Mourakiboun, une ONG de la nouvelle génération postrévolutionnaire en est un exemple, et au-delà de la dichotomie politique classique de droite-gauche, séculaire-islamiste, ce sont des jeunes ayant obtenu une réputation respectueuse dans l'observation électorale. Cette année, ils travaillent sur l'avancement et la vulgarisation de la décentralisation car ils militent pour une démocratie locale et participative.

Aujourd'hui deux discours se trouvent face à face en Tunisie, le choix entre les deux marquera l'orientation future du pays: le discours de la peur et de la méfiance entre les Tunisiens (un discours déjà adopté pendant la campagne du parti Nidaa Tounes et celle du Président Béji Caïd Essebsi) et le discours du courage, de l'engagement pour des projets qui visent à comprendre et trouver des solutions pour la Tunisie.

Le choix entre un discours passif et un discours actif

D'un côté, il y a la décision de nommer du personnel de l'armée ou de la police gouverneurs et délégués sous prétexte qu'ils sont "capable". N'ayant aucune appartenance politique, ils rendent impossible toute notion de responsabilité... ou la chicanerie policière enquêtant sur le producteur de la série populaire "Bolice" diffusé pendant Ramadan sur Attassia TV parce que le ministère de l'intérieur n'a jamais répondu à la demande d'utiliser les uniformes de police dans la série.

De l'autre côté, il y a l'exemple de Mourakiboun ou le "congrès des intellectuels contre le terrorisme" qui se demandent actuellement "comment est produite la culture du terrorisme et où sont nichés dans les institutions et les départements publics les noyaux qui continuent à produire la culture du terrorisme et à l'encourager".

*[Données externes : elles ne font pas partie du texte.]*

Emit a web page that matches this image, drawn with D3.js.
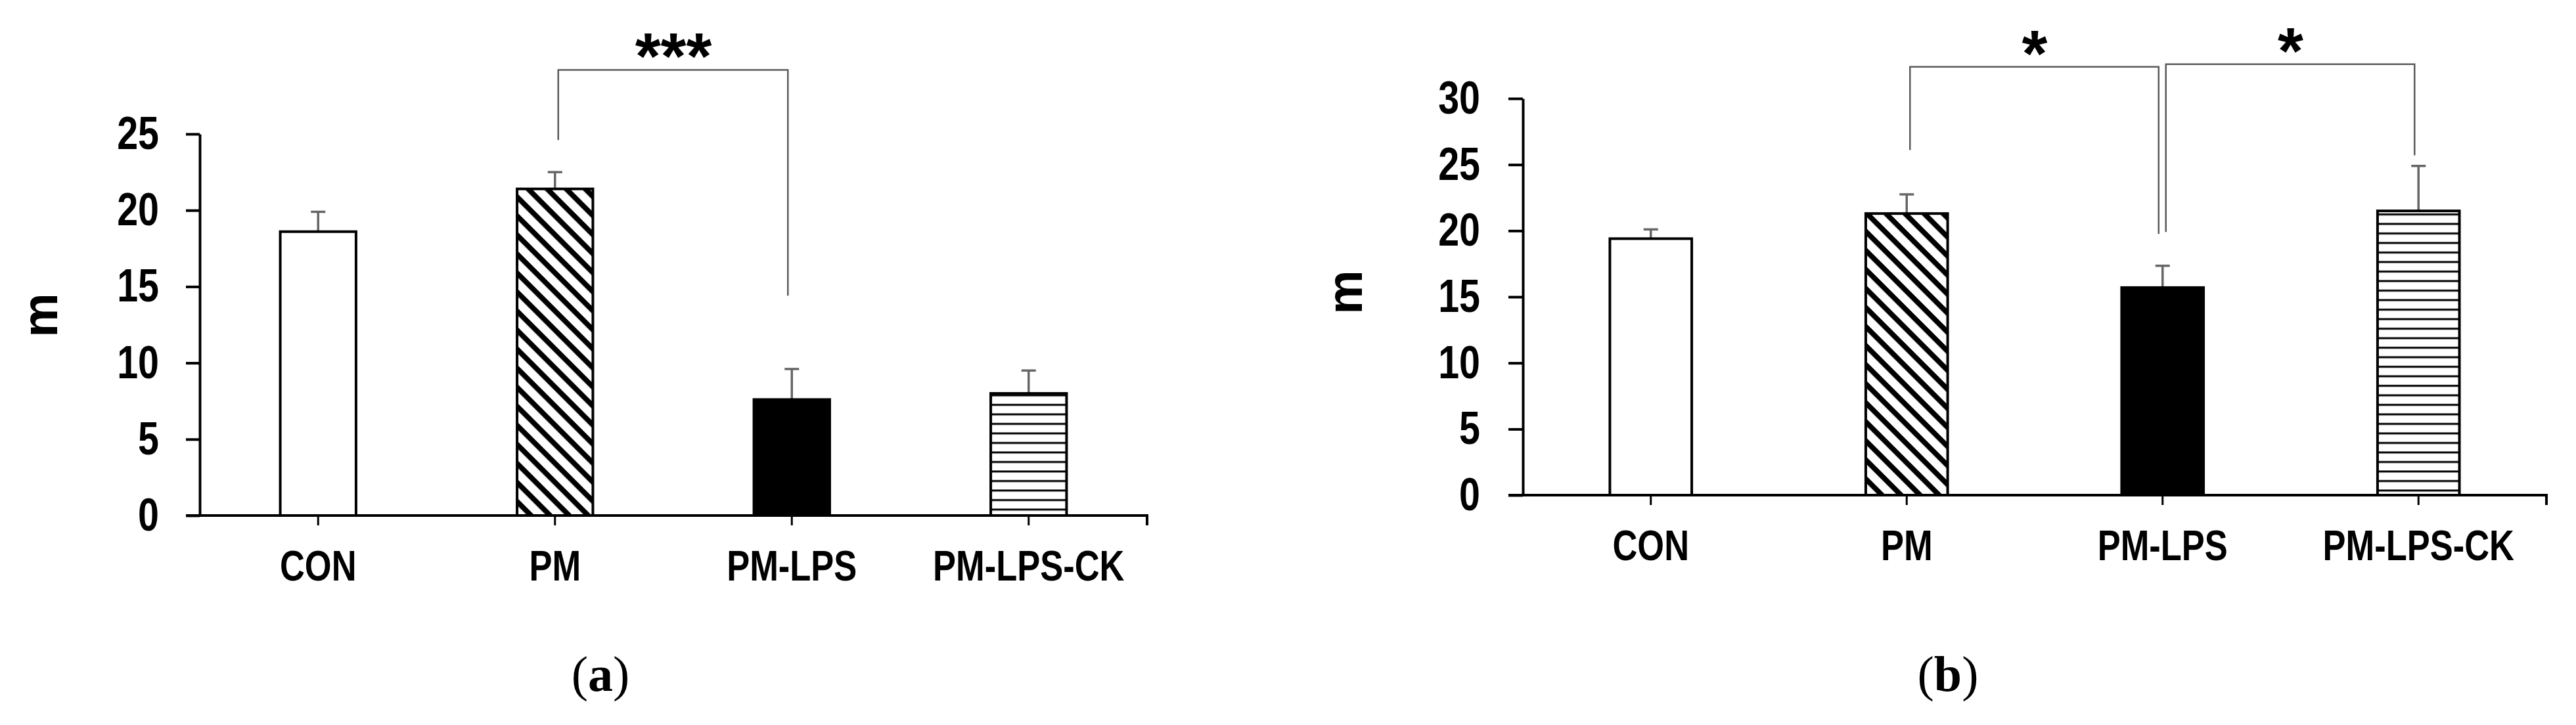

Espérons que ces dernières impulsions trouveront leur chemin dans des chambres du cabinet et au congrès national contre le terrorisme prévu pour septembre. La Tunisie n'a pas besoin d'un retour des anciennes réponses répressives qui échouent dans tout le monde arabe mais des nouvelles idées positives, engagées pour résoudre les problèmes et définir une notion de sécurité plus globale et long-terme.